337 F2d 847 Henley v. D M Heritage U S
337 F.2d 847
James C. HENLEY, Appellant,
D. M. HERITAGE, Warden, U. S. Penitentiary, Atlanta, Georgia, Appellee.
United States Court of Appeals Fifth Circuit.
October 26, 1964.
Chester E. Wallace, Atlanta, Ga., for appellant.
Julius M. Hulsey, Asst. U. S. Atty., Gus L. Wood, Asst. U. S. Atty., Atlanta, Ga., Charles L. Goodson, U. S. Atty., for appellee.
Before TUTTLE, Chief Judge, BELL, Circuit Judge, and WHITEHURST, District Judge.
BELL, Circuit Judge:
This is an appeal from the denial of a writ of habeas corpus. Henley was convicted in 1960 in the United States District Court, Middle District of Tennessee, on three separate indictments of burglarizing United States Post Offices. The court orally pronounced sentence as follows:
"In the case of James Carson Henley, in Case No. 12,860, it is the judgment of the Court that he be committed to the custody of the Attorney General for confinement for a period of five years; that he be committed to the custody of the Attorney General for confinement for a period of five years in Case No. 12,861; and that he be committed to the custody of the Attorney General for confinement for a period of five years in Case No. 2021; these sentences to run consecutively."
The sole question presented is whether this pronouncement of sentence failed adequately to specify the sequence in which the three sentences were to be served.

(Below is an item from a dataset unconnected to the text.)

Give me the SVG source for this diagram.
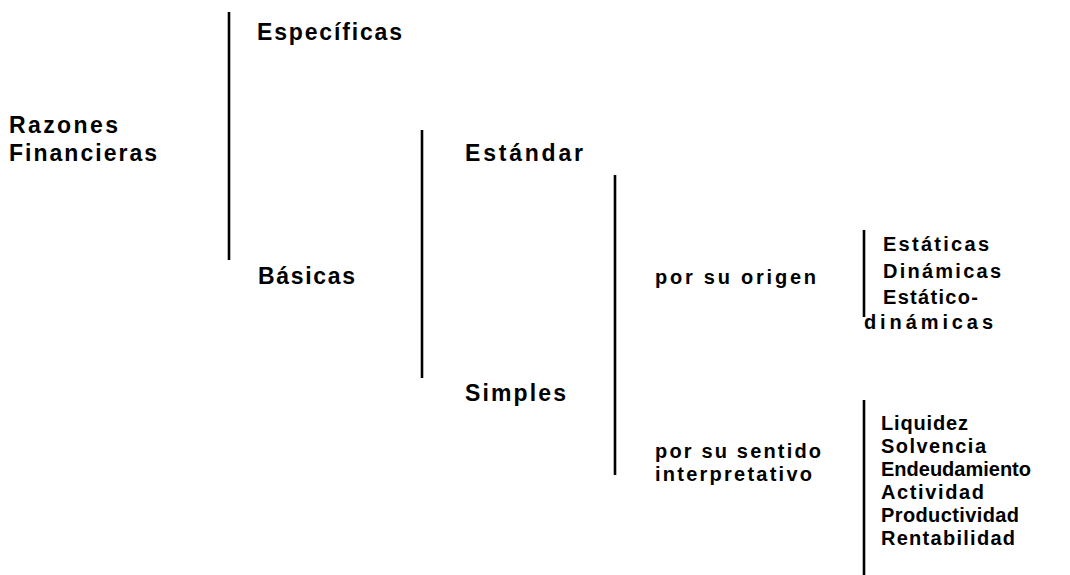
<svg xmlns="http://www.w3.org/2000/svg" width="1070" height="575" viewBox="0 0 1070 575">
  <style>
    .t { font-family: "Liberation Sans", Arial, sans-serif; font-weight: bold; fill: #000; }
    .l { font-size: 23px; }
    .m { font-size: 20px; }
    .s { font-size: 20px; }
    .br { stroke: #000; stroke-width: 2.6; fill: none; }
  </style>
  <rect width="1070" height="575" fill="#fff"/>
  <g id="connectors">
    <line class="br" x1="229" y1="12" x2="229" y2="260"/>
    <line class="br" x1="422" y1="130" x2="422" y2="378"/>
    <line class="br" x1="615" y1="175" x2="615" y2="475"/>
    <line class="br" x1="864" y1="230" x2="864" y2="317"/>
    <line class="br" x1="864" y1="400" x2="864" y2="575"/>
  </g>
  <g id="razones">
    <text class="t l" x="9" y="133" textLength="109" lengthAdjust="spacing">Razones</text>
    <text class="t l" x="9" y="161" textLength="148" lengthAdjust="spacing">Financieras</text>
  </g>
  <g id="especificas">
    <text class="t l" x="257" y="40" textLength="145" lengthAdjust="spacing">Específicas</text>
  </g>
  <g id="basicas">
    <text class="t l" x="258" y="284" textLength="97" lengthAdjust="spacing">Básicas</text>
  </g>
  <g id="estandar">
    <text class="t l" x="465" y="161" textLength="118" lengthAdjust="spacing">Estándar</text>
  </g>
  <g id="simples">
    <text class="t l" x="465" y="401" textLength="101" lengthAdjust="spacing">Simples</text>
  </g>
  <g id="origen">
    <text class="t m" x="655" y="284" textLength="161" lengthAdjust="spacing">por su origen</text>
  </g>
  <g id="sentido">
    <text class="t m" x="655" y="458" textLength="166" lengthAdjust="spacing">por su sentido</text>
    <text class="t m" x="655" y="481" textLength="157" lengthAdjust="spacing">interpretativo</text>
  </g>
  <g id="origen-tipos">
    <text class="t s" x="883" y="251" textLength="106" lengthAdjust="spacing">Estáticas</text>
    <text class="t s" x="883" y="278" textLength="118" lengthAdjust="spacing">Dinámicas</text>
    <text class="t s" x="883" y="304" textLength="95" lengthAdjust="spacing">Estático-</text>
    <text class="t s" x="864" y="329" textLength="129" lengthAdjust="spacing">dinámicas</text>
  </g>
  <g id="sentido-tipos">
    <text class="t s" x="881" y="430" textLength="87" lengthAdjust="spacing">Liquidez</text>
    <text class="t s" x="881" y="453" textLength="105" lengthAdjust="spacing">Solvencia</text>
    <text class="t s" x="881" y="476" textLength="150" lengthAdjust="spacing">Endeudamiento</text>
    <text class="t s" x="881" y="499" textLength="103" lengthAdjust="spacing">Actividad</text>
    <text class="t s" x="881" y="522" textLength="138" lengthAdjust="spacing">Productividad</text>
    <text class="t s" x="881" y="545" textLength="134" lengthAdjust="spacing">Rentabilidad</text>
  </g>
</svg>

If the sequence is not adequately specified, the sentences must be deemed to run concurrently. Cf. United States v. Daugherty, 1926, 269 U.S. 360, 46 S.Ct. 156, 70 L.Ed. 309, where the test was stated as follows:
"Sentences in criminal cases should reveal with fair certainty the intent of the court and exclude any serious misapprehensions by those who must execute them. The elimination of every possible doubt cannot be demanded. Tested by this standard, the judgment here questioned was sufficient to impose total imprisonment for 15 years made up of three 5-year terms, one under the first count, one under the second, and one under the third, to be served consecutively, and to follow each other in the same sequence as the counts appeared in the indictment. This is the reasonable and natural implication from the whole entry. The words, `said terms of imprisonment to run consecutively and not concurrently,' are not consistent with a 5-year sentence."
We hold that the clear meaning of the above quoted language is that the sequence of sentences is to follow the order in which the sentences were announced, and that consequently, the prisoner is entitled to no relief. The facts together with the reasoning of the court in Young v. United States, 8 Cir., 1960, 274 F.2d 698, aff'd by an equally divided Court, 1961, 366 U.S. 761, 81 S.Ct. 1670, 6 L.Ed.2d 853, support our conclusion. Like the present case, Young involved sentences imposed on three separate indictments. The court held that the sequence should follow the order in which the sentences were announced. The only differences betwen Young and the present case are, first, that in Young the sentencing court pronounced sentence in the numerical order of the indictments, and second, the written commitment order made it clear that the order in which the sentences were announced was the sequence intended. We do not deem either of these differences significant. See also Fleish v. Swope, 9 Cir., 1955, 226 F.2d 310, where the court imposed sentences on separate counts of the same indictment in the numerical order of the counts, and Valdez v. United States, 5 Cir., 1957, 249 F.2d 539, where sentences were imposed in reverse numerical order of the counts. Both cases held that the sequence followed the order in which the sentences were imposed.
Since we hold that the orally pronounced sentence adequately indicated the sentence sequence, it is of no consequence that the judgment and commitments were ambiguous in this regard. Rule 43, F.R.Crim.P., requires that the defendant be present when sentence is announced by the court, and Rule 32(b) requires that the judgment of conviction shall set forth the sentence. It follows that where there is a discrepancy between the oral pronouncement and the written judgment and commitment, the former must control. See Kennedy v. Reid, 1957, 101 U.S.App.D.C. 400, 249 F.2d 492; Payne v. Madigan, 9 Cir., 1960, 274 F.2d 702, aff'd by an equally divided Court, 1961, 366 U.S. 761, 81 S.Ct. 1670, 6 L.Ed.2d 853. See also our recent case of Paccione v. Heritage, 5 Cir., 1963, 323 F.2d 378, cert. denied 377 U.S. 955, 84 S.Ct. 1632, 12 L.Ed.2d 498, for language of a judgment somewhat similar to that of the oral sentence here. The language of the judgment in that case cleared up an ambiguity in the oral sentence, and it was held that the judgment and sentence together adequately specified the sentence sequence.